## AIM OF THE TASK
Gather up the lines that contain "inline".
+ + + + + + +
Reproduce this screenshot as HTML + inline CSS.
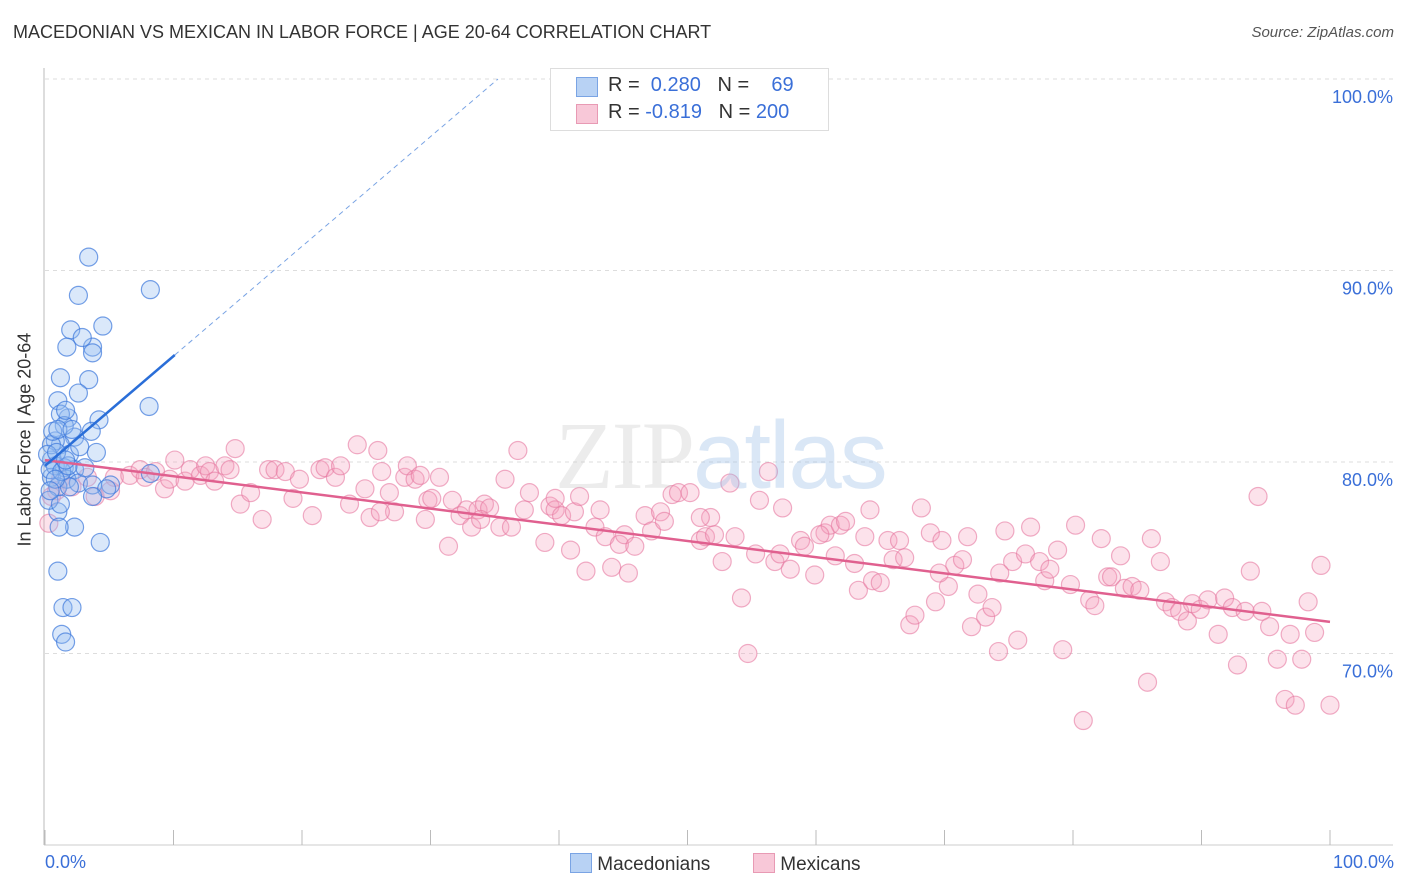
<!DOCTYPE html>
<html><head><meta charset="utf-8"><style>
body{margin:0;background:#fff;font-family:"Liberation Sans",sans-serif}
#wrap{position:relative;width:1406px;height:892px}
.t{position:absolute;white-space:nowrap}
</style></head><body>
<div id="wrap">
<div class="t" style="left:13px;top:22px;font-size:18px;color:#333">MACEDONIAN VS MEXICAN IN LABOR FORCE | AGE 20-64 CORRELATION CHART</div>
<div class="t" style="right:12px;top:24px;font-size:15px;color:#555;font-style:italic">Source: ZipAtlas.com</div>
<svg id="svg" width="1406" height="892" style="position:absolute;left:0;top:0"></svg>
</div>
<script>
const xTicks=[0,10,20,30,40,50,60,70,80,90,100];
const yTicks=[70,80,90,100];
const blueX=[3.4,8.2,2.6,2.0,4.5,3.7,2.9,1.7,3.7,1.2,3.4,2.6,8.1,1.0,4.2,1.8,1.2,3.6,2.3,1.5,1.2,0.8,0.5,1.9,4.0,5.1,8.2,1.5,2.3,0.5,0.8,0.4,1.7,2.6,1.0,1.9,3.7,4.8,3.7,1.0,2.3,1.1,4.3,1.0,1.4,2.1,1.3,1.6,0.5,0.6,1.0,1.3,1.8,3.1,0.3,0.8,1.2,0.2,0.9,1.6,2.7,2.1,1.6,0.4];
const blueY=[90.7,89.0,88.7,86.9,87.1,86.0,86.5,86.0,85.7,84.4,84.3,83.6,82.9,83.2,82.2,82.3,82.5,81.6,81.3,81.9,80.9,81.1,80.1,80.4,80.5,78.8,79.4,79.7,79.6,79.2,79.8,79.6,79.1,78.9,78.7,78.7,78.8,78.6,78.2,77.4,76.6,76.6,75.8,74.3,72.4,72.4,71.0,70.6,80.9,81.6,81.7,79.5,79.8,79.7,78.0,79.1,77.8,80.4,80.5,80.1,80.8,81.7,82.7,78.5];
const pinkX=[0.9,1.2,2.1,3.3,3.9,5.1,5.4,6.6,7.4,7.8,8.6,9.3,9.7,10.1,10.9,11.3,12.1,12.5,12.8,13.2,14.0,14.4,14.8,15.2,16.0,16.9,17.4,17.9,18.7,19.3,19.8,20.8,21.4,21.8,22.6,23.0,23.7,24.3,24.9,25.3,25.9,26.2,26.8,27.2,28.0,28.2,28.8,29.2,29.8,30.1,30.7,31.4,31.7,32.3,32.8,33.2,33.7,34.2,34.6,35.4,35.8,36.3,36.8,37.3,37.7,38.9,39.3,39.7,40.2,40.9,41.2,41.6,42.1,42.8,43.6,44.1,44.7,45.1,45.4,45.9,46.7,47.2,47.9,48.2,48.8,49.3,50.2,51.0,51.4,51.8,52.1,52.7,53.3,53.7,54.2,54.7,55.3,55.6,56.3,56.8,57.2,57.4,58.0,58.8,59.1,59.9,60.7,61.1,61.5,61.9,62.3,63.0,63.3,63.8,64.4,65.0,65.6,66.0,66.5,66.9,67.3,67.7,68.2,68.9,69.3,69.8,70.3,70.8,71.4,71.8,72.1,72.6,73.2,73.7,74.2,74.7,75.3,75.7,76.3,76.7,77.4,77.8,78.2,78.8,79.2,79.8,80.2,80.8,81.3,81.7,82.2,82.7,83.0,83.7,84.0,84.6,85.2,85.8,86.1,86.8,87.2,87.7,88.3,88.9,89.3,89.9,90.5,91.3,91.8,92.4,92.8,93.4,93.8,94.4,94.7,95.3,95.9,96.5,96.9,97.3,97.8,98.3,98.8,99.3,100.0,74.3,69.6,64.2,60.3,51.0,43.2,39.7,33.9,29.6,26.1,0.3,0.5];
const pinkY=[78.5,79.1,78.7,79.2,78.2,78.5,79.2,79.3,79.6,79.2,79.5,78.6,79.1,80.1,79.0,79.6,79.3,79.8,79.5,79.0,79.8,79.6,80.7,77.8,78.4,77.0,79.6,79.6,79.5,78.1,79.1,77.2,79.6,79.7,79.2,79.8,77.8,80.9,78.6,77.1,80.6,79.5,78.4,77.4,79.2,79.8,79.1,79.3,78.0,78.1,79.2,75.6,78.0,77.2,77.5,76.6,77.5,77.8,77.6,76.6,79.1,76.6,80.6,77.5,78.4,75.8,77.7,77.5,77.2,75.4,77.4,78.2,74.3,76.6,76.1,74.5,75.7,76.2,74.2,75.6,77.2,76.4,77.4,76.9,78.3,78.4,78.4,75.9,76.1,77.1,76.2,74.8,78.9,76.1,72.9,70.0,75.2,78.0,79.5,74.8,75.2,77.6,74.4,75.9,75.6,74.1,76.3,76.7,75.1,76.7,76.9,74.7,73.3,76.1,73.8,73.7,75.9,74.9,75.9,75.0,71.5,72.0,77.6,76.3,72.7,75.9,73.5,74.6,74.9,76.1,71.4,73.1,71.9,72.4,70.1,76.4,74.8,70.7,75.2,76.6,74.8,73.8,74.4,75.4,70.2,73.6,76.7,66.5,72.8,72.5,76.0,74.0,74.0,75.1,73.4,73.5,73.3,68.5,76.0,74.8,72.7,72.4,72.2,71.7,72.6,72.3,72.8,71.0,72.9,72.4,69.4,72.2,74.3,78.2,72.2,71.4,69.7,67.6,71.0,67.3,69.7,72.7,71.1,74.6,67.3,74.2,74.2,77.5,76.2,77.1,77.5,78.1,77.0,77.0,77.4,76.8,78.2];
const blueTrend=[79.8,0.573];
const pinkTrend=[80.1,-0.0845];
const X=v=>45+v*12.85, Y=v=>462-(v-80)*19.15;
const svg=document.getElementById('svg'),NS='http://www.w3.org/2000/svg';
function mk(t,a,name){const e=document.createElementNS(NS,t);for(const k in a)e.setAttribute(k,a[k]);


svg.appendChild(e);return e;}
yTicks.forEach(v=>{mk('line',{x1:45,x2:1393,y1:Y(v),y2:Y(v),stroke:'#ddd','stroke-dasharray':'4,4'},'y-gridline');
const t=mk('text',{x:1393,y:Y(v)+24,'text-anchor':'end','font-size':18,fill:'#3a6fd8'},'y-tick-label');t.textContent=v.toFixed(1)+'%';});
mk('line',{x1:44,x2:44,y1:68,y2:845,stroke:'#bbb'},'y-axis');
mk('line',{x1:44,x2:1393,y1:845,y2:845,stroke:'#ccc'},'x-axis');
xTicks.forEach(v=>mk('line',{x1:X(v),x2:X(v),y1:830,y2:845,stroke:'#bbb'},'x-tick'));
pinkX.forEach((x,i)=>mk('circle',{cx:X(x),cy:Y(pinkY[i]),r:9,fill:'rgba(245,160,190,0.3)',stroke:'rgba(230,120,160,0.6)','stroke-width':1.2},'mexican-point'));
blueX.forEach((x,i)=>mk('circle',{cx:X(x),cy:Y(blueY[i]),r:9,fill:'rgba(150,190,240,0.35)',stroke:'rgba(60,120,220,0.7)','stroke-width':1.2},'macedonian-point'));
mk('line',{x1:X(0),y1:Y(pinkTrend[0]),x2:X(100),y2:Y(pinkTrend[0]+100*pinkTrend[1]),stroke:'#e0608f','stroke-width':2.5},'mexican-trendline');
mk('line',{x1:X(0),y1:Y(blueTrend[0]),x2:X(10.1),y2:Y(blueTrend[0]+10.1*blueTrend[1]),stroke:'#2a6ed8','stroke-width':2.5},'macedonian-trendline');
const xe=(100-blueTrend[0])/blueTrend[1];
mk('line',{x1:X(10.1),y1:Y(blueTrend[0]+10.1*blueTrend[1]),x2:X(xe),y2:Y(100),stroke:'#7aa4e4','stroke-width':1,'stroke-dasharray':'5,4'},'macedonian-trend-extension');
</script>
<div class="t" style="left:555px;top:400px;font-size:96px;color:rgba(200,200,200,0.35);font-family:'Liberation Serif',serif;letter-spacing:-2px">ZIP<span style="font-family:'Liberation Sans';color:rgba(150,185,230,0.35)">atlas</span></div>
<div class="t" style="left:-65px;top:446px;transform:rotate(-90deg);font-size:18px;color:#333;width:180px;text-align:center">In Labor Force | Age 20-64</div>
<div class="t" style="left:45px;top:852px;font-size:18px;color:#3a6fd8">0.0%</div>
<div class="t" style="right:12px;top:852px;font-size:18px;color:#3a6fd8">100.0%</div>
<div style="position:absolute;left:550px;top:68px;width:277px;height:61px;border:1px solid #ddd;background:#fff;font-size:20px;color:#333">
<div style="position:absolute;left:25px;top:8px;width:20px;height:18px;background:#b8d2f4;border:1px solid #7aa4e4"></div>
<div class="t" style="left:57px;top:5px">R = <span style="color:#3a6fd8">&nbsp;0.280</span>&nbsp;&nbsp;&nbsp;N = <span style="color:#3a6fd8">&nbsp;&nbsp;&nbsp;69</span></div>
<div style="position:absolute;left:25px;top:35px;width:20px;height:18px;background:#f8c8d8;border:1px solid #e89ab4"></div>
<div class="t" style="left:57px;top:32px">R = <span style="color:#3a6fd8">-0.819</span>&nbsp;&nbsp;&nbsp;N = <span style="color:#3a6fd8">200</span></div>
</div>
<div style="position:absolute;left:570px;top:853px;font-size:19px;color:#333">
<span style="display:inline-block;width:20px;height:18px;background:#b8d2f4;border:1px solid #7aa4e4;vertical-align:-3px"></span>&nbsp;Macedonians</div>
<div style="position:absolute;left:753px;top:853px;font-size:19px;color:#333">
<span style="display:inline-block;width:20px;height:18px;background:#f8c8d8;border:1px solid #e89ab4;vertical-align:-3px"></span>&nbsp;Mexicans</div>
</body></html>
+ + + + + + +
## SOLUTION TO THE PROBLEM
Reproduce this screenshot as HTML + inline CSS.
<span style="display:inline-block;width:20px;height:18px;background:#b8d2f4;border:1px solid #7aa4e4;vertical-align:-3px"></span>&nbsp;Macedonians</div>
<span style="display:inline-block;width:20px;height:18px;background:#f8c8d8;border:1px solid #e89ab4;vertical-align:-3px"></span>&nbsp;Mexicans</div>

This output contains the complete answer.